Inflating Operating Cashflow Using Acquisitions/Disposals
Explanation: In order to sell inventory and collect accounts receivable, you have to incur a cash expenditure. In the case of companies that do not grow organically and simply acquire new businesses to grow their companies that previous company had already paid the cash for these items and therefore you coming in and rapidly collecting receivables and selling inventory you can generate a one time massive inflow of cash. The trick here is that the price you pay for the company and its associated assets is run through the SCF as an investing outflow, but the sale of the associated assets (receivables and inventory) is booked as an operating inflow, thus boosting CFFO. This does NOT work, however, if the company being bought has a negative working capital position wherein payables exceed inventory and receivables, but I would venture to guess it is more common that the company has a positive working capital position that is being bought.
Boosting Operating Cashflow Using Unsustainable activity
Explanation: This section is important to note that what shows up as a major boost, in earnings and then associated CFFO might not be sustainable and we should be skeptical of any spikes. A tip from the book was to always read the Liquidity and Capital Resources section of the MD&A in the 10K and in addition, comparing an increase in payables to COGs is a likely indicator of stretching payment timeframes to vendors.

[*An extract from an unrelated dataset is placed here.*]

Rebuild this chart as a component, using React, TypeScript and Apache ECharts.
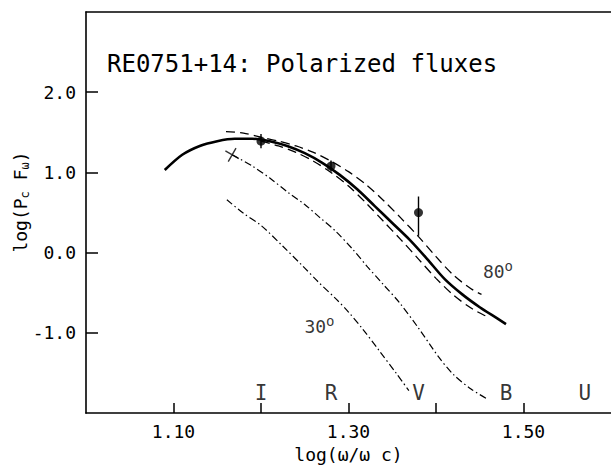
import React, { useEffect, useRef } from "react";
import * as echarts from "echarts";

// Thick solid model curve
const solidX = [1.09, 1.11, 1.13, 1.15, 1.17, 1.19, 1.21, 1.23, 1.25, 1.27, 1.29, 1.31, 1.33, 1.35, 1.37, 1.39, 1.41, 1.43, 1.45, 1.47, 1.48];
const solidY = [1.03, 1.22, 1.33, 1.39, 1.42, 1.42, 1.39, 1.33, 1.24, 1.12, 0.97, 0.79, 0.58, 0.37, 0.16, -0.08, -0.33, -0.52, -0.68, -0.82, -0.89];

// Upper dashed curve
const upperX = [1.16, 1.18, 1.2, 1.22, 1.24, 1.26, 1.28, 1.3, 1.32, 1.34, 1.36, 1.38, 1.4, 1.42, 1.44, 1.452];
const upperY = [1.51, 1.49, 1.44, 1.39, 1.33, 1.25, 1.14, 1.01, 0.85, 0.65, 0.43, 0.2, -0.05, -0.28, -0.45, -0.52];

// Lower dashed curve
const lowerX = [1.2, 1.22, 1.24, 1.26, 1.28, 1.3, 1.32, 1.34, 1.36, 1.38, 1.4, 1.42, 1.44, 1.455, 1.462];
const lowerY = [1.39, 1.33, 1.25, 1.14, 1.0, 0.83, 0.62, 0.39, 0.16, -0.08, -0.32, -0.53, -0.69, -0.78, -0.8];

// Dash-dot curve starting at the cross
const dotAX = [1.167, 1.19, 1.21, 1.231, 1.25, 1.267, 1.285, 1.305, 1.322, 1.34, 1.358, 1.38, 1.403, 1.42, 1.44, 1.458];
const dotAY = [1.22, 1.08, 0.93, 0.75, 0.6, 0.44, 0.27, 0.04, -0.18, -0.4, -0.62, -0.94, -1.3, -1.52, -1.7, -1.82];

// Dash-dot curve (30 deg)
const dotBX = [1.161, 1.18, 1.2, 1.225, 1.248, 1.265, 1.286, 1.3, 1.316, 1.335, 1.355, 1.369];
const dotBY = [0.66, 0.49, 0.34, 0.08, -0.17, -0.36, -0.58, -0.74, -0.95, -1.22, -1.51, -1.72];

// Observed points with error bars
const obsX = [1.2, 1.28, 1.38];
const obsY = [1.39, 1.08, 0.5];
const obsLo = [1.3, 1.01, 0.21];
const obsHi = [1.48, 1.15, 0.7];

// Cross marker
const crossX = [1.167];
const crossY = [1.22];

// Band labels
const bandNames = ["I", "R", "V", "B", "U"];
const bandX = [1.2, 1.28, 1.38, 1.48, 1.57];
const bandY = -1.75;

// Angle labels
const angleNames = ["30", "80"];
const angleX = [1.249, 1.453];
const angleY = [-0.92, -0.23];

// Axis ticks and labels
const xTickValues = [1.1, 1.2, 1.3, 1.4, 1.5];
const xLabelValues = [1.1, 1.3, 1.5];
const yTickValues = [-1, 0, 1, 2];
const yLabelValues = [-1, 0, 1, 2];

const MONO = '"DejaVu Sans Mono", monospace';

const zip = (a: number[], b: number[]) => a.map((v, i) => [v, b[i]]);

export default function App() {
  const ref = useRef<HTMLDivElement>(null);
  useEffect(() => {
    if (!ref.current) return;
    const chart = echarts.init(ref.current, undefined, { renderer: "svg" });
    const lineBase = { type: "line", showSymbol: false, symbol: "none", smooth: 0.3, silent: true } as any;
    chart.setOption({
      animation: false,
      backgroundColor: "#fff",
      grid: { left: 86, top: 12, width: 528, height: 407 },
      xAxis: [
        {
          type: "value",
          min: 1.0,
          max: 1.6,
          interval: 0.1,
          position: "bottom",
          name: "log(ω/ω c)",
          nameLocation: "middle",
          nameGap: 29,
          nameTextStyle: { fontFamily: MONO, fontSize: 18, color: "#000" },
          axisLine: { show: true, onZero: false, lineStyle: { color: "#000", width: 1.6 } },
          axisTick: {
            show: true,
            inside: true,
            length: 10,
            customValues: xTickValues,
            lineStyle: { color: "#000", width: 1.5 },
          },
          axisLabel: {
            margin: 9,
            fontFamily: MONO,
            fontSize: 18,
            color: "#000",
            customValues: xLabelValues,
            formatter: (v: number) => v.toFixed(2),
          },
          splitLine: { show: false },
        },
        {
          type: "value",
          min: 1.0,
          max: 1.6,
          position: "top",
          axisLine: { show: true, onZero: false, lineStyle: { color: "#000", width: 1.6 } },
          axisTick: { show: false },
          axisLabel: { show: false },
          splitLine: { show: false },
        },
      ],
      yAxis: {
        type: "value",
        min: -2,
        max: 3,
        interval: 1,
        axisLine: { show: true, onZero: false, lineStyle: { color: "#000", width: 1.6 } },
        axisTick: {
          show: true,
          inside: true,
          length: 12,
          customValues: yTickValues,
          lineStyle: { color: "#000", width: 1.5 },
        },
        axisLabel: {
          margin: 10,
          fontFamily: MONO,
          fontSize: 18,
          color: "#000",
          customValues: yLabelValues,
          formatter: (v: number) => (Math.round(v * 10) / 10).toFixed(1),
        },
        splitLine: { show: false },
      },
      graphic: [
        {
          type: "text",
          x: 107,
          y: 64,
          style: {
            text: "RE0751+14: Polarized fluxes",
            font: `24px ${MONO}`,
            fill: "#000",
            verticalAlign: "middle",
            align: "left",
          },
        },
        {
          type: "text",
          x: 20,
          y: 202,
          rotation: Math.PI / 2,
          style: {
            text: "log(P{s|c} F{s|ω})",
            font: `18px ${MONO}`,
            fill: "#000",
            align: "center",
            verticalAlign: "middle",
            rich: {
              s: { fontFamily: MONO, fontSize: 12, padding: [9, 0, 0, 0], fill: "#000" },
            },
          },
        },
      ],
      series: [
        { ...lineBase, data: zip(solidX, solidY), lineStyle: { color: "#000", width: 2.6 } },
        { ...lineBase, data: zip(upperX, upperY), lineStyle: { color: "#000", width: 1.3, type: [9, 5] } },
        { ...lineBase, data: zip(lowerX, lowerY), lineStyle: { color: "#000", width: 1.3, type: [9, 5] } },
        { ...lineBase, data: zip(dotAX, dotAY), lineStyle: { color: "#000", width: 1.2, type: [7, 3, 1.5, 3] } },
        { ...lineBase, data: zip(dotBX, dotBY), lineStyle: { color: "#000", width: 1.2, type: [7, 3, 1.5, 3] } },
        {
          type: "custom",
          silent: true,
          data: obsX.map((x, i) => [x, obsLo[i], obsHi[i]]),
          encode: { x: 0, y: [1, 2] },
          renderItem: (params: any, api: any) => {
            const p1 = api.coord([api.value(0), api.value(1)]);
            const p2 = api.coord([api.value(0), api.value(2)]);
            return {
              type: "line",
              shape: { x1: p1[0], y1: p1[1], x2: p2[0], y2: p2[1] },
              style: { stroke: "#000", lineWidth: 1.4 },
            };
          },
        },
        {
          type: "scatter",
          silent: true,
          symbol: "circle",
          symbolSize: 9,
          data: zip(obsX, obsY),
          itemStyle: { color: "#000" },
        },
        {
          type: "scatter",
          silent: true,
          symbol: "path://M0,0L10,10M10,0L0,10",
          symbolSize: 11,
          symbolRotate: 15,
          data: zip(crossX, crossY),
          itemStyle: { color: "transparent", borderColor: "#000", borderWidth: 1.4 },
        },
        {
          type: "scatter",
          silent: true,
          symbolSize: 1,
          data: bandX.map((x) => [x, bandY]),
          itemStyle: { color: "rgba(0,0,0,0)" },
          label: {
            show: true,
            position: "inside",
            fontFamily: MONO,
            fontSize: 21,
            color: "#000",
            formatter: (p: any) => bandNames[p.dataIndex],
          },
        },
        {
          type: "scatter",
          silent: true,
          symbolSize: 1,
          data: zip(angleX, angleY),
          itemStyle: { color: "rgba(0,0,0,0)" },
          label: {
            show: true,
            position: "right",
            distance: 0,
            fontFamily: MONO,
            fontSize: 18,
            color: "#000",
            formatter: (p: any) => `${angleNames[p.dataIndex]}{o|o}`,
            rich: {
              o: { fontFamily: MONO, fontSize: 14, padding: [0, 0, 10, 0], color: "#000" },
            },
          },
        },
      ],
    });
    return () => chart.dispose();
  }, []);
  return (
    <div
      ref={ref}
      style={{ position: "absolute", left: 0, top: 0, width: 611, height: 468, background: "#fff" }}
    />
  );
}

The other key piece to this section was the explanation that what is deemed operating income and operating cash flows are distinct – taxes, interest and large one time charges are considered to be operating cashflows but not included in operating income which makes sense as you are differentiating between recurring operating income and expenses vs cash flows in and out that occur in the course of operations for the business which in any given period can be one-time in nature like a large law suit that a company wins and receives a check for.